Over at Shopfloor, they note that the AFL-CIO is proud enough of international cooperation that they’re bragging about it at their website:
Yesterday at the AFL-CIO in Washington, D.C., union leaders from 45 different countries met with AFL-CIO President John Sweeney and representatives of U.S. union organizations to discuss the union movement in the United States and the need to work together to pass the Employee Free Choice Act. It’s an exciting chance for global cooperation in the fight to preserve workers’ freedom to form unions and bargain for a better life.
Union leaders, representing countries from across the world—Australia, Turkey, Argentina, Italy, Ghana, Sweden and Indonesia, just to name a few—took part in a discussion of the critical issues facing America’s workers.
As Wood notes: “The internal monologue of the foreign delegates: It’s an exciting chance to give our workers an edge by making the U.S. economy less competitive.”

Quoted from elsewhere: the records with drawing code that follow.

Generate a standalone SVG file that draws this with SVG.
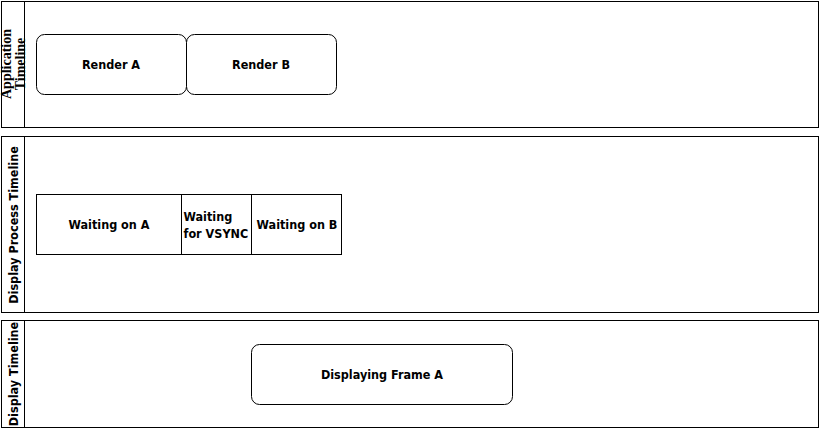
<svg xmlns="http://www.w3.org/2000/svg" width="822" height="431" viewBox="0 0 822 431">
<style>
.lane{fill:#fff;stroke:#000;stroke-width:1}
.box{fill:#fff;stroke:#000;stroke-width:1}
text{font-family:"DejaVu Sans Condensed","DejaVu Sans",sans-serif;font-weight:bold;font-size:12.5px;fill:#000}
.serif{font-family:"Liberation Serif","Times New Roman",serif;font-size:14px;font-weight:bold}
.c{text-anchor:middle}
</style>
<rect width="822" height="431" fill="#fff"/>
<g id="lane-application">
<rect class="lane" x="1.5" y="1.5" width="817" height="126"/>
<line x1="24.5" y1="1.5" x2="24.5" y2="127.5" stroke="#000"/>
<text class="c serif" transform="translate(10.5,64) rotate(-90)">Application</text>
<text class="c serif" transform="translate(24.5,64) rotate(-90)">Timeline</text>
</g>
<g id="lane-display-process">
<rect class="lane" x="1.5" y="136.5" width="817" height="176"/>
<line x1="24.5" y1="136.5" x2="24.5" y2="312.5" stroke="#000"/>
<text class="c" transform="translate(18,225) rotate(-90)">Display Process Timeline</text>
</g>
<g id="lane-display">
<rect class="lane" x="1.5" y="320.5" width="817" height="107"/>
<line x1="24.5" y1="320.5" x2="24.5" y2="427.5" stroke="#000"/>
<text class="c" transform="translate(18,374) rotate(-90)">Display Timeline</text>
</g>
<g id="render-a">
<rect class="box" x="36.5" y="34.5" width="150" height="60" rx="8"/>
<text class="c" x="111" y="69">Render A</text>
</g>
<g id="render-b">
<rect class="box" x="186.5" y="34.5" width="150" height="60" rx="8"/>
<text class="c" x="261" y="69">Render B</text>
</g>
<g id="waiting-a">
<rect class="box" x="36.5" y="194.5" width="145" height="60"/>
<text class="c" x="109" y="229">Waiting on A</text>
</g>
<g id="waiting-vsync">
<rect class="box" x="181.5" y="194.5" width="70" height="60"/>
<text x="183.5" y="221">Waiting</text>
<text x="183.5" y="238">for VSYNC</text>
</g>
<g id="waiting-b">
<rect class="box" x="251.5" y="194.5" width="90" height="60"/>
<text class="c" x="297" y="229">Waiting on B</text>
</g>
<g id="displaying-a">
<rect class="box" x="251.5" y="344.5" width="261" height="60" rx="8"/>
<text class="c" x="382" y="379">Displaying Frame A</text>
</g>
<g id="connectors"></g>
</svg>
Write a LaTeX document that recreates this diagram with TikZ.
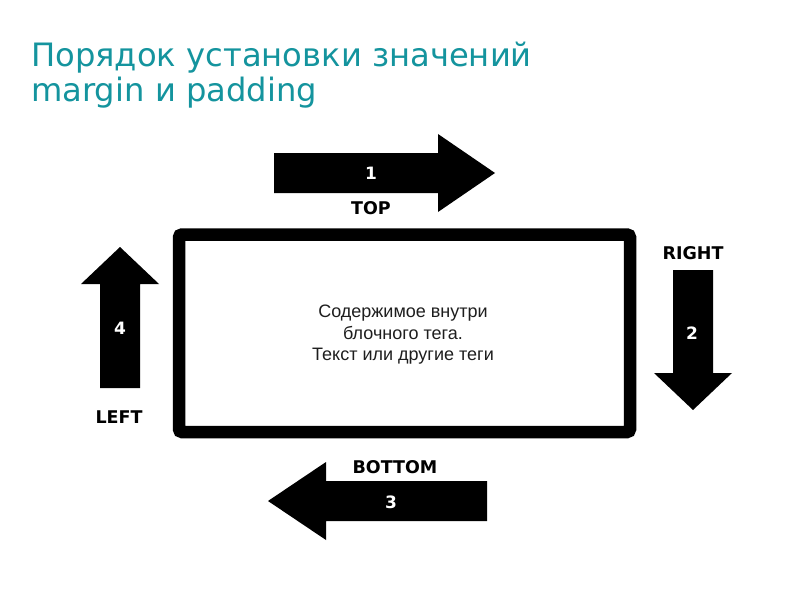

What would the reaction be if representatives of a number of major American companies got together in Brussels with their foreign counterparts to proclaim a united effort to roll back unionization in the U.S.? If that sounds surprisingly specific, it’s exactly what the AFL-CIO is bragging about:
Global union leaders will meet in Brussels, Belgium, in February to develop actions and to support the Employee Free Choice Act, and the effort to support the Employee Free Choice Act will be on the agenda.
Where do those unions get their money? How much will they be spending on the concerted effort to change U.S. labor law? And is the Department of Labor investigating the effort by the AFL-CIO to enlist their foreign counterparts in this effort?